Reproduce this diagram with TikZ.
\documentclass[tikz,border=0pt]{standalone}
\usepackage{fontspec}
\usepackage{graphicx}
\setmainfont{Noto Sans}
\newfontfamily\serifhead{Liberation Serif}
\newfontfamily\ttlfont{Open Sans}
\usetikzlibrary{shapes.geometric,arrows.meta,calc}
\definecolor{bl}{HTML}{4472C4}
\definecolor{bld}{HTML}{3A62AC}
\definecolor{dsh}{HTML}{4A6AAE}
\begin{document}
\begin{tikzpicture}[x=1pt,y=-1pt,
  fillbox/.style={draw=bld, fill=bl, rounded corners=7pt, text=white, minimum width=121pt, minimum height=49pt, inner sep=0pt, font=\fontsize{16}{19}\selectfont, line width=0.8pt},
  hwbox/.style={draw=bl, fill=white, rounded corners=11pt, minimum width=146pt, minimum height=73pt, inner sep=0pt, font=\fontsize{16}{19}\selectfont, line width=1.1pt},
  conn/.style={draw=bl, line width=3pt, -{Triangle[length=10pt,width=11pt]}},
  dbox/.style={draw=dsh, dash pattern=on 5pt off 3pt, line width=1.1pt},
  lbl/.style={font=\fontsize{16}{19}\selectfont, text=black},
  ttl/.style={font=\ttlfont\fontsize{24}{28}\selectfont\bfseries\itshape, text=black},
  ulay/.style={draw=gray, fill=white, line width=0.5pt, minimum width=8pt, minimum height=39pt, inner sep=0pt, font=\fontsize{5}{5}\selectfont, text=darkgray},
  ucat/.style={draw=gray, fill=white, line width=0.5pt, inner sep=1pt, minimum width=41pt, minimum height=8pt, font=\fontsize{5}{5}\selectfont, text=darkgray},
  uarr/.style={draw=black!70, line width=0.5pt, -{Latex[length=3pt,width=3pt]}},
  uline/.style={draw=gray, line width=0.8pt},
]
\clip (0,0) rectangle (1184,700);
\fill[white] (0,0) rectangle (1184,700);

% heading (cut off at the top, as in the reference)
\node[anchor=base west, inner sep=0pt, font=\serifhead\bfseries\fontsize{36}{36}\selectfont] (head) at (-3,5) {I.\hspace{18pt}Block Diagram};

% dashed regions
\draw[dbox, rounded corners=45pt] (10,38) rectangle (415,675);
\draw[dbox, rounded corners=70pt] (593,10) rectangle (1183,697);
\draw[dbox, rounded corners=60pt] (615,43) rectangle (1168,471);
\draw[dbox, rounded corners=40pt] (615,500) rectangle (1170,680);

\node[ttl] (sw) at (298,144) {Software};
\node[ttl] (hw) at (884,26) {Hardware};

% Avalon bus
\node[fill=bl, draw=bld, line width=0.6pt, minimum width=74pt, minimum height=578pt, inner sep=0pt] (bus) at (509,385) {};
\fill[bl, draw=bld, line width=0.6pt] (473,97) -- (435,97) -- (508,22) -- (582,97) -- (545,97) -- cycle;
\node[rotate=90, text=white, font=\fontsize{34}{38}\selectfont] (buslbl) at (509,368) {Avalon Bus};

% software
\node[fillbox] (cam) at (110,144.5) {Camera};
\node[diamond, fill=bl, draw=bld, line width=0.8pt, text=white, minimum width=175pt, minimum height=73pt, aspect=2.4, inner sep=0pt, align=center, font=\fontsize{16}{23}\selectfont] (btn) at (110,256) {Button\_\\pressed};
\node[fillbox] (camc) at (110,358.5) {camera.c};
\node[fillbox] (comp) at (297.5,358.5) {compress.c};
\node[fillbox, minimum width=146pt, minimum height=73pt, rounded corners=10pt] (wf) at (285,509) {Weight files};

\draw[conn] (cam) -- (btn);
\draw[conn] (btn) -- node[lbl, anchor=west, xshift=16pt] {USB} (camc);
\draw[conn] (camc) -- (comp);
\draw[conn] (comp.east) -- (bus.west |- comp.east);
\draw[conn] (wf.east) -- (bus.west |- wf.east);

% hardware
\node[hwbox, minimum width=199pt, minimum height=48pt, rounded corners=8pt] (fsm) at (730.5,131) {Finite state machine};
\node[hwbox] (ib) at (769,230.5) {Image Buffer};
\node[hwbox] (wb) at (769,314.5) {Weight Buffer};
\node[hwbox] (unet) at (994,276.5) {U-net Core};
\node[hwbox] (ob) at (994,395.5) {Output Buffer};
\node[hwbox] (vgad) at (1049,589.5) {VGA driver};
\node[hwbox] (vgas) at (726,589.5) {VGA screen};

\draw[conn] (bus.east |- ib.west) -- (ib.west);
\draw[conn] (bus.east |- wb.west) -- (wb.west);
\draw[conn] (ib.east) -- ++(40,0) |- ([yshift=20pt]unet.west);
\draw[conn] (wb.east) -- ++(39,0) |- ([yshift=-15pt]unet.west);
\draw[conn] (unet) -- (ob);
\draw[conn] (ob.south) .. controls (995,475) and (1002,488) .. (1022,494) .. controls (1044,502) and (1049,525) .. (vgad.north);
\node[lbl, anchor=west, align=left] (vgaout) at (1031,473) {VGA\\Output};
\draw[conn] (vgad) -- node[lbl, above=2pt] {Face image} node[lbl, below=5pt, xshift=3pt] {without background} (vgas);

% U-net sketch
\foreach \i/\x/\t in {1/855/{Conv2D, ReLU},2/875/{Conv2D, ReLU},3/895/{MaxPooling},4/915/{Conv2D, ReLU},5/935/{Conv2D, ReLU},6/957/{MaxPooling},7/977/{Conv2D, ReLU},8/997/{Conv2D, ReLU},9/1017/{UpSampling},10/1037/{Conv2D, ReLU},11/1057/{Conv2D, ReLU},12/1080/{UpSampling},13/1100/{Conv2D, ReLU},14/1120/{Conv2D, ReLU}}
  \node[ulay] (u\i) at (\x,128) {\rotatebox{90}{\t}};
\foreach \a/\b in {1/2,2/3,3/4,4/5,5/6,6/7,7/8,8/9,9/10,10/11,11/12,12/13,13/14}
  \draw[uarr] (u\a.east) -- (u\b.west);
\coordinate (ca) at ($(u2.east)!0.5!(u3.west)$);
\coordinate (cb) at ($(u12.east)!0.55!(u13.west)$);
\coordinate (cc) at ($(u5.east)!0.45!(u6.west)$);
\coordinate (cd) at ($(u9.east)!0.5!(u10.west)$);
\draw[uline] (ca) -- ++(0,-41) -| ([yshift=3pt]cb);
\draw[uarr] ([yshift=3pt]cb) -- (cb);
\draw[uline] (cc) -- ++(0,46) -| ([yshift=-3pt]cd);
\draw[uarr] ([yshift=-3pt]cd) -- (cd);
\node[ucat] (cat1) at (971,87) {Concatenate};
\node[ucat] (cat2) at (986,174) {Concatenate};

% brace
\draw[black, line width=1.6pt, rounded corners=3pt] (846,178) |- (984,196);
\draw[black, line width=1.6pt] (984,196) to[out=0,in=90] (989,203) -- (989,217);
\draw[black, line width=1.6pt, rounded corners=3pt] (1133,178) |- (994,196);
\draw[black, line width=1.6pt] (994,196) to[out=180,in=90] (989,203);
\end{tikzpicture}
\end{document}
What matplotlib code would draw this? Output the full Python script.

•••••

| Given instruction |
Write out every entry word for word.

| Result below |
Reproduce this diagram with TikZ.
\documentclass[tikz,border=0pt]{standalone}
\usepackage{fontspec}
\usepackage{graphicx}
\setmainfont{Noto Sans}
\newfontfamily\serifhead{Liberation Serif}
\newfontfamily\ttlfont{Open Sans}
\usetikzlibrary{shapes.geometric,arrows.meta,calc}
\definecolor{bl}{HTML}{4472C4}
\definecolor{bld}{HTML}{3A62AC}
\definecolor{dsh}{HTML}{4A6AAE}
\begin{document}
\begin{tikzpicture}[x=1pt,y=-1pt,
  fillbox/.style={draw=bld, fill=bl, rounded corners=7pt, text=white, minimum width=121pt, minimum height=49pt, inner sep=0pt, font=\fontsize{16}{19}\selectfont, line width=0.8pt},
  hwbox/.style={draw=bl, fill=white, rounded corners=11pt, minimum width=146pt, minimum height=73pt, inner sep=0pt, font=\fontsize{16}{19}\selectfont, line width=1.1pt},
  conn/.style={draw=bl, line width=3pt, -{Triangle[length=10pt,width=11pt]}},
  dbox/.style={draw=dsh, dash pattern=on 5pt off 3pt, line width=1.1pt},
  lbl/.style={font=\fontsize{16}{19}\selectfont, text=black},
  ttl/.style={font=\ttlfont\fontsize{24}{28}\selectfont\bfseries\itshape, text=black},
  ulay/.style={draw=gray, fill=white, line width=0.5pt, minimum width=8pt, minimum height=39pt, inner sep=0pt, font=\fontsize{5}{5}\selectfont, text=darkgray},
  ucat/.style={draw=gray, fill=white, line width=0.5pt, inner sep=1pt, minimum width=41pt, minimum height=8pt, font=\fontsize{5}{5}\selectfont, text=darkgray},
  uarr/.style={draw=black!70, line width=0.5pt, -{Latex[length=3pt,width=3pt]}},
  uline/.style={draw=gray, line width=0.8pt},
]
\clip (0,0) rectangle (1184,700);
\fill[white] (0,0) rectangle (1184,700);

% heading (cut off at the top, as in the reference)
\node[anchor=base west, inner sep=0pt, font=\serifhead\bfseries\fontsize{36}{36}\selectfont] (head) at (-3,5) {I.\hspace{18pt}Block Diagram};

% dashed regions
\draw[dbox, rounded corners=45pt] (10,38) rectangle (415,675);
\draw[dbox, rounded corners=70pt] (593,10) rectangle (1183,697);
\draw[dbox, rounded corners=60pt] (615,43) rectangle (1168,471);
\draw[dbox, rounded corners=40pt] (615,500) rectangle (1170,680);

\node[ttl] (sw) at (298,144) {Software};
\node[ttl] (hw) at (884,26) {Hardware};

% Avalon bus
\node[fill=bl, draw=bld, line width=0.6pt, minimum width=74pt, minimum height=578pt, inner sep=0pt] (bus) at (509,385) {};
\fill[bl, draw=bld, line width=0.6pt] (473,97) -- (435,97) -- (508,22) -- (582,97) -- (545,97) -- cycle;
\node[rotate=90, text=white, font=\fontsize{34}{38}\selectfont] (buslbl) at (509,368) {Avalon Bus};

% software
\node[fillbox] (cam) at (110,144.5) {Camera};
\node[diamond, fill=bl, draw=bld, line width=0.8pt, text=white, minimum width=175pt, minimum height=73pt, aspect=2.4, inner sep=0pt, align=center, font=\fontsize{16}{23}\selectfont] (btn) at (110,256) {Button\_\\pressed};
\node[fillbox] (camc) at (110,358.5) {camera.c};
\node[fillbox] (comp) at (297.5,358.5) {compress.c};
\node[fillbox, minimum width=146pt, minimum height=73pt, rounded corners=10pt] (wf) at (285,509) {Weight files};

\draw[conn] (cam) -- (btn);
\draw[conn] (btn) -- node[lbl, anchor=west, xshift=16pt] {USB} (camc);
\draw[conn] (camc) -- (comp);
\draw[conn] (comp.east) -- (bus.west |- comp.east);
\draw[conn] (wf.east) -- (bus.west |- wf.east);

% hardware
\node[hwbox, minimum width=199pt, minimum height=48pt, rounded corners=8pt] (fsm) at (730.5,131) {Finite state machine};
\node[hwbox] (ib) at (769,230.5) {Image Buffer};
\node[hwbox] (wb) at (769,314.5) {Weight Buffer};
\node[hwbox] (unet) at (994,276.5) {U-net Core};
\node[hwbox] (ob) at (994,395.5) {Output Buffer};
\node[hwbox] (vgad) at (1049,589.5) {VGA driver};
\node[hwbox] (vgas) at (726,589.5) {VGA screen};

\draw[conn] (bus.east |- ib.west) -- (ib.west);
\draw[conn] (bus.east |- wb.west) -- (wb.west);
\draw[conn] (ib.east) -- ++(40,0) |- ([yshift=20pt]unet.west);
\draw[conn] (wb.east) -- ++(39,0) |- ([yshift=-15pt]unet.west);
\draw[conn] (unet) -- (ob);
\draw[conn] (ob.south) .. controls (995,475) and (1002,488) .. (1022,494) .. controls (1044,502) and (1049,525) .. (vgad.north);
\node[lbl, anchor=west, align=left] (vgaout) at (1031,473) {VGA\\Output};
\draw[conn] (vgad) -- node[lbl, above=2pt] {Face image} node[lbl, below=5pt, xshift=3pt] {without background} (vgas);

% U-net sketch
\foreach \i/\x/\t in {1/855/{Conv2D, ReLU},2/875/{Conv2D, ReLU},3/895/{MaxPooling},4/915/{Conv2D, ReLU},5/935/{Conv2D, ReLU},6/957/{MaxPooling},7/977/{Conv2D, ReLU},8/997/{Conv2D, ReLU},9/1017/{UpSampling},10/1037/{Conv2D, ReLU},11/1057/{Conv2D, ReLU},12/1080/{UpSampling},13/1100/{Conv2D, ReLU},14/1120/{Conv2D, ReLU}}
  \node[ulay] (u\i) at (\x,128) {\rotatebox{90}{\t}};
\foreach \a/\b in {1/2,2/3,3/4,4/5,5/6,6/7,7/8,8/9,9/10,10/11,11/12,12/13,13/14}
  \draw[uarr] (u\a.east) -- (u\b.west);
\coordinate (ca) at ($(u2.east)!0.5!(u3.west)$);
\coordinate (cb) at ($(u12.east)!0.55!(u13.west)$);
\coordinate (cc) at ($(u5.east)!0.45!(u6.west)$);
\coordinate (cd) at ($(u9.east)!0.5!(u10.west)$);
\draw[uline] (ca) -- ++(0,-41) -| ([yshift=3pt]cb);
\draw[uarr] ([yshift=3pt]cb) -- (cb);
\draw[uline] (cc) -- ++(0,46) -| ([yshift=-3pt]cd);
\draw[uarr] ([yshift=-3pt]cd) -- (cd);
\node[ucat] (cat1) at (971,87) {Concatenate};
\node[ucat] (cat2) at (986,174) {Concatenate};

% brace
\draw[black, line width=1.6pt, rounded corners=3pt] (846,178) |- (984,196);
\draw[black, line width=1.6pt] (984,196) to[out=0,in=90] (989,203) -- (989,217);
\draw[black, line width=1.6pt, rounded corners=3pt] (1133,178) |- (994,196);
\draw[black, line width=1.6pt] (994,196) to[out=180,in=90] (989,203);
\end{tikzpicture}
\end{document}
What matplotlib code would draw this? Output the full Python script.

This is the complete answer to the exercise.